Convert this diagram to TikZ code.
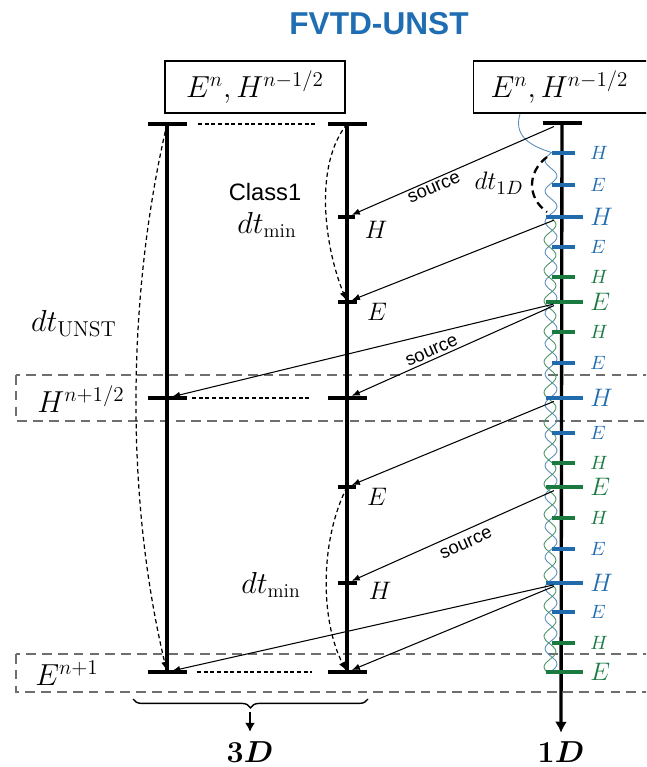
\documentclass[tikz,border=0pt]{standalone}
\usepackage{amsmath,bm}
\usepackage{fontspec}
\setsansfont{Liberation Sans}
\usetikzlibrary{arrows.meta,decorations.pathreplacing}
\definecolor{titleBlue}{HTML}{1F6DB3}
\definecolor{stepBlue}{HTML}{1F6BAE}
\definecolor{stepGreen}{HTML}{1A7A40}
\definecolor{waveBlue}{HTML}{5A8DB8}
\definecolor{waveGreen}{HTML}{4A9466}
\definecolor{bandGray}{HTML}{6E6E6E}

\begin{document}
\begin{tikzpicture}[
  x=0.02cm,y=-0.02cm,
  axis/.style={line width=1.9pt},
  capline/.style={line width=1.9pt},
  tickB/.style={line width=1.8pt,draw=stepBlue},
  tickG/.style={line width=1.8pt,draw=stepGreen},
  valbox/.style={draw,line width=0.6pt,minimum height=1.04cm,font=\fontsize{17}{20}\selectfont},
  level/.style={dash pattern=on 2.2pt off 1.6pt,line width=0.6pt},
  hop/.style={dash pattern=on 2.5pt off 1.8pt,line width=0.7pt,-{Latex[length=1.7mm,width=1.4mm]},shorten >=1pt},
  src/.style={-{Latex[length=1.6mm,width=1.3mm]},line width=0.6pt,shorten >=3pt,shorten <=5pt},
  band/.style={draw=bandGray,line width=0.8pt,dash pattern=on 5.5pt off 3.5pt},
  dtd/.style={dash pattern=on 4.5pt off 2.8pt,line width=1.3pt},
  lab/.style={font=\fontsize{15}{18}\selectfont},
  biglab/.style={font=\fontsize{18}{21}\selectfont},
  srclab/.style={font=\sffamily\fontsize{10.5}{12}\selectfont,sloped,inner sep=1.5pt},
  labS/.style={anchor=west,inner sep=0pt,font=\fontsize{11}{13}\selectfont},
  labL/.style={anchor=west,inner sep=0pt,font=\fontsize{15}{18}\selectfont},
  wave/.style={line width=0.5pt}
]
\useasboundingbox (0,0) rectangle (646,767);
\clip (0,0) rectangle (646,767);

% title and start values
\node[font=\sffamily\bfseries\fontsize{18}{21}\selectfont,text=titleBlue] (title) at (379,24) {FVTD-UNST};
\node[valbox,minimum width=3.6cm] (box3d) at (255,87) {$E^n,H^{n-1/2}$};
\node[valbox,anchor=west,minimum height=1.04cm,text width=3cm,inner xsep=9.7pt,align=left] (box1d) at (473,87) {$E^n,H^{n-1/2}$};

% time levels
\coordinate (a0) at (167,124);
\coordinate (a3) at (167,398);
\coordinate (a6) at (167,672);
\coordinate (b0) at (347,124);
\coordinate (b1) at (347,217);
\coordinate (b2) at (347,302);
\coordinate (b3) at (347,398);
\coordinate (b4) at (347,487);
\coordinate (b5) at (347,583);
\coordinate (b6) at (347,672);
\coordinate (c0) at (562,123);
\coordinate (c1) at (562,217);
\coordinate (c2) at (562,302);
\coordinate (c3) at (562,398);
\coordinate (c4) at (562,487);
\coordinate (c5) at (562,583);
\coordinate (c6) at (562,672);

% dashed bands
\draw[band] (16,375) rectangle (660,421);
\draw[band] (16,654) rectangle (660,692);
\node[biglab] (hhalf) at (81,399) {$H^{n+1/2}$};
\node[biglab] (enext) at (67,673) {$E^{n+1}$};

% 3D axes
\draw[axis] (a0) -- (a6);
\draw[axis] (b0) -- (b6);
\draw[capline] (a0) ++(-19.5,0) -- ++(39,0);
\draw[capline] (a3) ++(-19.5,0) -- ++(39,0);
\draw[capline] (a6) ++(-19.5,0) -- ++(39,0);
\draw[capline] (b0) ++(-19.5,0) -- ++(39,0);
\draw[capline] (b3) ++(-19.5,0) -- ++(39,0);
\draw[capline] (b6) ++(-19.5,0) -- ++(39,0);
\draw[capline] (b1) ++(-9,0) -- ++(17,0);
\draw[capline] (b2) ++(-9,0) -- ++(19,0);
\draw[capline] (b4) ++(-9,0) -- ++(18,0);
\draw[capline] (b5) ++(-9,0) -- ++(19,0);
\draw[level,shorten <=0.62cm,shorten >=0.64cm] (a0) -- (b0);
\draw[level,shorten <=0.5cm,shorten >=0.7cm] (a3) -- (b3);
\draw[level,shorten <=0.6cm,shorten >=0.7cm] (a6) -- (b6);
\node[lab] (lh1) at (376,230) {$H$};
\node[lab] (le1) at (377,312) {$E$};
\node[lab] (le2) at (377,497) {$E$};
\node[lab] (lh2) at (380,591) {$H$};

% sub-steps of the 3D classes
\draw[hop] (a0) .. controls (126,300) and (126,500) .. (a6);
\draw[hop] (b0) .. controls (314,165) and (324,245) .. (b2);
\draw[hop] (b4) .. controls (320,540) and (320,620) .. (b6);
\node[font=\sffamily\fontsize{13.5}{16}\selectfont] (cls) at (265,192) {Class1};
\node[font=\fontsize{16}{19}\selectfont] (dtmin1) at (267,225) {$dt_{\min}$};
\node[font=\fontsize{16}{19}\selectfont] (dtmin2) at (271,585) {$dt_{\min}$};
\node[font=\fontsize{17.5}{20}\selectfont] (dtunst) at (74,324) {$dt_{\mathrm{UNST}}$};

% 1D axis
\node[font=\fontsize{16}{19}\selectfont] (lab1d) at (561,752) {$\bm{1D}$};
\draw[axis,-{Latex[length=2.2mm,width=2.4mm]},shorten >=1.5pt] (c0) -- (lab1d.north);
\draw[capline] (c0) ++(-19.5,0) -- ++(39,0);

% 1D waves
\draw[wave,waveBlue] (520,114) .. controls (512,140) and (538,148) .. (553,153);
\draw[wave,waveBlue] plot[domain=153:672,samples=220,smooth] ({551-6*sin(11.803*(\x-153))},\x);
\draw[wave,waveGreen] plot[domain=217:672,samples=200,smooth] ({550+6*sin(11.803*(\x-217))},\x);

% 1D ticks
\foreach \y/\f in {153/H,185/E,247/E,363/E,433/E,549/E,612/E}{
  \draw[tickB] (552,\y) -- (575,\y);
  \node[labS,text=stepBlue] (s\y) at (590,\y) {$\f$};
}
\foreach \y/\f in {277/H,332/H,463/H,518/H,643/H}{
  \draw[tickG] (552,\y) -- (575,\y);
  \node[labS,text=stepGreen] (s\y) at (590,\y) {$\f$};
}
\foreach \y/\f in {217/H,398/H,583/H}{
  \draw[tickB] (546,\y) -- (583,\y);
  \node[labL,text=stepBlue] (s\y) at (590,\y) {$\f$};
}
\foreach \y/\f in {302/E,487/E,672/E}{
  \draw[tickG] (546,\y) -- (583,\y);
  \node[labL,text=stepGreen] (s\y) at (590,\y) {$\f$};
}
\draw[dtd] (547,157) .. controls (527,172) and (527,198) .. (547,212);
\node[font=\fontsize{15}{18}\selectfont] (dt1d) at (499,183) {$dt_{1D}$};

% source coupling
\draw[src] (c0) -- (b1) node[srclab,pos=0.61,below] (src1) {source};
\draw[src] (c1) -- (b2);
\draw[src] (c2) -- (a3);
\draw[src] (c2) -- (b3) node[srclab,pos=0.59,above] (src2) {source};
\draw[src] (c3) -- (b4);
\draw[src] (c4) -- (b5) node[srclab,pos=0.47,below,inner sep=4pt] (src3) {source};
\draw[src] (c5) -- (a6);
\draw[src] (c5) -- (b6);

% 3D output
\draw[line width=0.8pt,decorate,decoration={brace,mirror,amplitude=5pt}] (133,699) -- (368,699);
\coordinate (bt) at (250,712);
\node[font=\fontsize{16}{19}\selectfont] (lab3d) at (250,752) {$\bm{3D}$};
\draw[line width=1.2pt,-{Latex[length=1.8mm,width=2mm]},shorten >=2pt] (bt) -- (lab3d.north);
\end{tikzpicture}
\end{document}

_AIM OF THE EXERCISE_. Restate only the lines running from the start of the material above through the line containing "height=1.04cm,text width=3cm,inner xsep=9.7pt,align=left]", ends included. No pictures.

_EXERCISE RESPONSE_.
Convert this diagram to TikZ code.
\documentclass[tikz,border=0pt]{standalone}
\usepackage{amsmath,bm}
\usepackage{fontspec}
\setsansfont{Liberation Sans}
\usetikzlibrary{arrows.meta,decorations.pathreplacing}
\definecolor{titleBlue}{HTML}{1F6DB3}
\definecolor{stepBlue}{HTML}{1F6BAE}
\definecolor{stepGreen}{HTML}{1A7A40}
\definecolor{waveBlue}{HTML}{5A8DB8}
\definecolor{waveGreen}{HTML}{4A9466}
\definecolor{bandGray}{HTML}{6E6E6E}

\begin{document}
\begin{tikzpicture}[
  x=0.02cm,y=-0.02cm,
  axis/.style={line width=1.9pt},
  capline/.style={line width=1.9pt},
  tickB/.style={line width=1.8pt,draw=stepBlue},
  tickG/.style={line width=1.8pt,draw=stepGreen},
  valbox/.style={draw,line width=0.6pt,minimum height=1.04cm,font=\fontsize{17}{20}\selectfont},
  level/.style={dash pattern=on 2.2pt off 1.6pt,line width=0.6pt},
  hop/.style={dash pattern=on 2.5pt off 1.8pt,line width=0.7pt,-{Latex[length=1.7mm,width=1.4mm]},shorten >=1pt},
  src/.style={-{Latex[length=1.6mm,width=1.3mm]},line width=0.6pt,shorten >=3pt,shorten <=5pt},
  band/.style={draw=bandGray,line width=0.8pt,dash pattern=on 5.5pt off 3.5pt},
  dtd/.style={dash pattern=on 4.5pt off 2.8pt,line width=1.3pt},
  lab/.style={font=\fontsize{15}{18}\selectfont},
  biglab/.style={font=\fontsize{18}{21}\selectfont},
  srclab/.style={font=\sffamily\fontsize{10.5}{12}\selectfont,sloped,inner sep=1.5pt},
  labS/.style={anchor=west,inner sep=0pt,font=\fontsize{11}{13}\selectfont},
  labL/.style={anchor=west,inner sep=0pt,font=\fontsize{15}{18}\selectfont},
  wave/.style={line width=0.5pt}
]
\useasboundingbox (0,0) rectangle (646,767);
\clip (0,0) rectangle (646,767);

% title and start values
\node[font=\sffamily\bfseries\fontsize{18}{21}\selectfont,text=titleBlue] (title) at (379,24) {FVTD-UNST};
\node[valbox,minimum width=3.6cm] (box3d) at (255,87) {$E^n,H^{n-1/2}$};
\node[valbox,anchor=west,minimum height=1.04cm,text width=3cm,inner xsep=9.7pt,align=left] (box1d) at (473,87) {$E^n,H^{n-1/2}$};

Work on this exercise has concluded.